Please, if I have gone wrong somewhere above please tell me so I can correct myself.
My second question was how do I calculate my position size for gold.
I trade a £5000GBP account risking 2% on each trade which is equivalent to £100GBP. This translated into USD at an exchange rate of 1.6800 equals $168USD. This is $168USD I am risking for this trade I am about to hypothetically place.
Given this risk, I have decided (hypothetically) to risk 50 pips. AND NOW I’M STUCK, I DON’T KNOW WHERE TO GO FROM HERE. Could someone continue.
Account balance x leverage x risk percentage = Position Value
£5000 x 500 x 2% = £50000
So if your position value is £50000, then your contract size would be calculated based on my earlier reply:
*For Gold = (Volume in lots) x (100 oz.) x (price) = position value in USD
*For Silver = (Volume in lots) x (5000 oz.) x (price) = position value in USD
…just convert to your account currency (GBP) and change the variable on the formula. We now get:
*For Gold: Position Value in GBP / Price of Gold / 100 oz = Volume or contract size in lots
*For Silver: Position Value in GBP / Price of Silver / 5000 oz. = volume or contract size in lots
To compute:
*For Gold: £50000 / 1293.40 / 100 oz = contract size of 0.38 lot
*For Silver: £50000 / 19.5340 / 5000 oz. = contract size of 0.51 lot
I think the confusion here is Gold is a commodity and is priced in US dollars so unlike say Euro/dollar the pip rate for gold will be fixed as it is a physical commodity.

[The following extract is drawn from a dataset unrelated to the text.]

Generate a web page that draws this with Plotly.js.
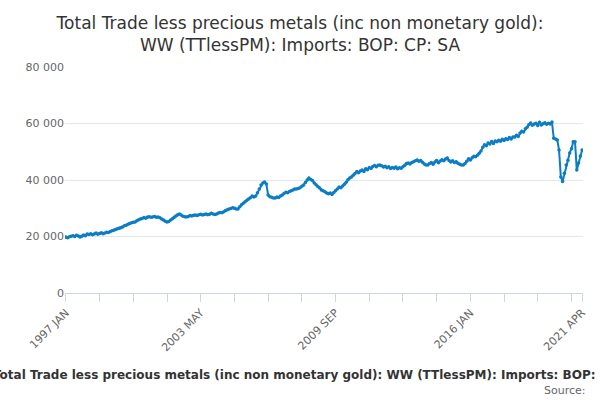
<!DOCTYPE html>
<html><head><meta charset="utf-8">
<script src="https://cdn.plot.ly/plotly-3.0.1.min.js"></script>
<style>body{margin:0}#c{width:600px;height:400px}</style></head>
<body><div id="c"></div>
<script>
const startYear = 1997;
const monthNames = ["JAN","FEB","MAR","APR","MAY","JUN","JUL","AUG","SEP","OCT","NOV","DEC"];
const values = [
19800,19600,19900,20100,20300,20000,20400,20200,19800,20100,20500,20300,20900,
20700,21000,20600,20900,21200,20800,21100,21300,21000,
21200,21500,21400,21800,22000,22200,22500,22700,22900,23100,
23400,23800,24000,24300,24600,24900,25000,
25100,25600,25900,26200,26400,26700,26500,26900,27000,26800,
26900,27100,26800,26900,26600,26200,25800,25400,
25100,25300,25800,26300,26800,27300,27700,
28000,27600,27200,27000,26900,27100,27400,27300,27500,
27600,27400,27700,27900,27600,27800,28000,27700,27900,28200,28000,27800,
28000,28300,28500,28400,28800,29200,29500,
29700,29900,30200,30000,29700,29700,30500,31200,31800,32300,32800,
33300,33700,34300,34000,34300,35500,36800,38200,38900,
39300,38600,34700,34100,33900,33600,
33600,34000,33800,34300,34700,35200,35700,35500,35900,36200,36500,36800,
36800,37000,37300,37800,38200,39100,40000,40700,40200,39800,38900,38300,37700,37200,
36500,36200,35800,35400,35100,35400,34900,35600,36200,36800,37500,37300,37900,38500,39200,40100,40700,
41100,41700,42300,43000,42600,43200,43500,43000,44000,43600,44400,44100,44800,45100,44700,45200,
45300,45000,44600,44900,44300,44700,44100,44400,44200,44600,44000,44300,
44200,44700,45200,45800,46000,45700,46200,46500,46800,
47100,46600,46900,46300,45700,45300,45300,45800,46200,45600,46400,46900,46100,46700,47200,46800,47400,
47800,46900,46400,46800,46200,46500,45900,45600,45300,45300,45800,46600,47500,47100,47900,48400,48200,
48800,49500,50300,51600,52500,52100,53100,52700,53600,52900,53800,
53500,54100,53700,54400,54000,54600,54300,55000,54500,55200,55200,55800,55400,
56600,57300,57000,58100,58700,59600,60200,59400,59800,60100,59300,60400,59500,59900,60300,59700,60100,59800,60500,
54800,54500,54200,50600,41100,39500,42400,45300,47000,49600,51100,53500,53500,43500,46000,48500,50600
];
const months = values.map((v,i)=> (startYear+Math.floor(i/12))+" "+monthNames[i%12]);
const tickIdx = [];
for (let i=0;i<months.length;i+=19) tickIdx.push(i);
tickIdx.push(months.length-1);
const tickText = tickIdx.map((i,k)=> (k%4===0 || i===months.length-1) ? months[i] : "");

Plotly.newPlot("c",[{
  x: months, y: values, type:"scatter", mode:"lines+markers",
  line:{color:"#0b7dc4",width:2}, marker:{color:"#0b7dc4",size:3.5},
  hoverinfo:"x+y"
}],{
  width:600,height:400,
  margin:{l:65,r:17,t:67,b:107},
  separators:". ",
  font:{family:"DejaVu Sans, sans-serif"},
  title:{text:"Total Trade less precious metals (inc non monetary gold):<br>WW (TTlessPM): Imports: BOP: CP: SA",
    font:{size:17,color:"#333"},x:0.5,xanchor:"center",y:0.927,yanchor:"middle"},
  showlegend:false,
  plot_bgcolor:"#fff",paper_bgcolor:"#fff",
  xaxis:{type:"category",tickmode:"array",tickvals:tickIdx.map(i=>months[i]),ticktext:tickText,
    tickangle:-45,ticks:"outside",ticklen:8,tickcolor:"#ccd6eb",showline:true,linecolor:"#ccd6eb",
    showgrid:false,tickfont:{size:11,color:"#666"},range:[-0.5,months.length-0.5],zeroline:false},
  yaxis:{range:[0,80000],tickvals:[0,20000,40000,60000,80000],tickformat:",",
    gridcolor:"#e6e6e6",zeroline:false,tickfont:{size:11,color:"#666"},ticks:"",showline:false},
  annotations:[
    {text:"<b>Total Trade less precious metals (inc non monetary gold): WW (TTlessPM): Imports: BOP: CP: SA</b>",
     xref:"paper",yref:"paper",x:0.49,y:-0.363,xanchor:"center",yanchor:"middle",showarrow:false,
     font:{size:12,color:"#333"}},
    {text:"Source:",xref:"paper",yref:"paper",x:1.01,y:-0.43,xanchor:"right",yanchor:"middle",showarrow:false,
     font:{size:11,color:"#666"}}
  ]
},{displayModeBar:false});
</script></body></html>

To answer your question if you are trade 10oz it will be 0.10c a pip, if you were trading 100oz it will $1 per pip and $10 for 1000oz. So at 50 pips your dollar amount will be 50 pips x $1 for 100oz of gold. So a 50 pip change is is simply $50 the thing with gold is this changes so fast as the commodities price does not change at the same fractional rate as currency pairs.
In effect 50 pips on gold is just the spread, you essentially need to think of gold in terms of 1000’s of pips. So for example.
Spot price is 1296.50/1297.00 Bid/ask spread
You buy 10oz at the ask price.
Price moves to 1350.00 (this happens in a matter hours).
Total move of 5300 pips (A total of $530 at $0.10 per pip)
Had you bought 100oz you would have been $5300 up but the the reversal can be equally punishing. So like all commodity trades gold is still requires a significant capital to trade comfortably.
Simply your £5000 GBP account will limit you to 10oz trades at a time and probably no other currency trades, just gold and your exposure would be more like 20%-30% of your capital rather than the 2% you have in mind. Gold traders have big lines like all commodity traders.
A 10oz position is simply 10 x spot asking price (the asking price is per ounce) in this case 10 x 1297.00 = £12,970 worth of Gold for me margin requirement does not come into it because you know you need a big line at 1:500 you only need 0.2% of that position $25.94 considering golds movement this is ridiculous margin requirement, just shows how higher leverage is not always best when evaluating your financial requirements.
Hope this helped. These days I trade it and don’t think much about these numbers…
That sounds great. Please can you tell me where you got the “account balance x leverage x risk percentage = position value” from. Why do you need that? I only ask because I have never seen that. I calculate my position size (for normal currency/ currency pair) by the following:
5000 x 2% = 100
100 x currency rate (for EURGBP I divide because GBP is the counter currency) / GBP/??? exchange rate * 10,000
Great explanation Binsyo. If I understand you correctly, you use position value (levraged) to determine lot size for an entry of 2% risk on account.
Is all this for a 100 oz price movement?
Is that calculation to position SL or TP?
Gold is calculated as 1 decimal place I.e (0.1) so depending on the amount of pips you want to add
For instance if Gold has a bid price of 1000.36 and let’s say you want to earn 2pips your calculations will be
0.1 (time number of pips) 2 + current bid price (1000.36) =
0.1 * 2 = 0.2 + 1000.36 = 1000.56
Gold is not like the normal 4decimal place or 2decimal place number like other currencies
Hi Imccormick ,
is there any chance you could share the excel spreadsheet that you use to help calculate position size, amount risked and potential reward?